Acid-base balance is a state of equilibrium between acidity and alkalinity of the body fluids

The positively charged hydrogen ion (H+) is the active constituent of all acids.


Most of the body's metabolic processes produce acids, but a somewhat alkaline body fluid (pH 7.35-7.45) is required for cellular health and activities.

Severe metabolic acidosis may lead to shock or death. In some situations, metabolic acidosis can be a mild, chronic condition.

Although the body can tolerate and compensate for slight deviations in acidity and alkalinity, if the pH drops below 7.30, the potentially serious condition of acidosis exists.

Conditions where metabolic acidosis can occur include chronic alcoholism, malnutrition, and diabetic ketoacidosis.

Consuming a diet low in carbohydrates and high in fats can also produce metabolic acidosis.
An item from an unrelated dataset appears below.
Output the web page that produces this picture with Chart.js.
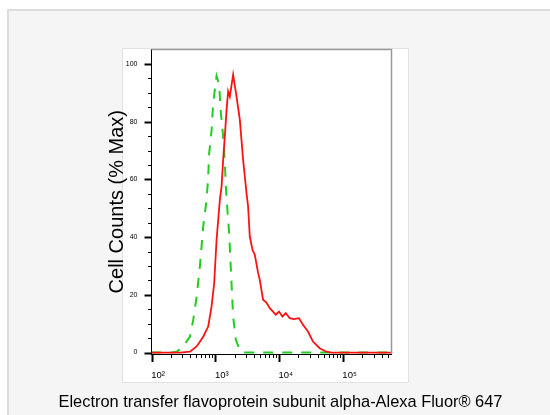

The disorder may also be a symptom of another condition like kidney failure, liver failure, or severe diarrhea.

The build up of lactic acid in the blood due to such conditions as heart failure, shock, or cancer, induces metabolic acidosis.

Some poisonings and overdoses (aspirin, methanol, or ethylene glycol) also produce symptoms of metabolic acidosis.

In mild cases of metabolic acidosis, symptoms include headache, lack of energy, and sleepiness. Breathing may become fast and shallow. Nausea, vomiting, diarrhea, dehydration, and loss of appetite are also associated with metabolic acidosis.

Diabetic patients with symptoms of metabolic acidosis may also have breath that smells fruity. The patient may lose consciousness or become disoriented. Severe cases can produce coma and death.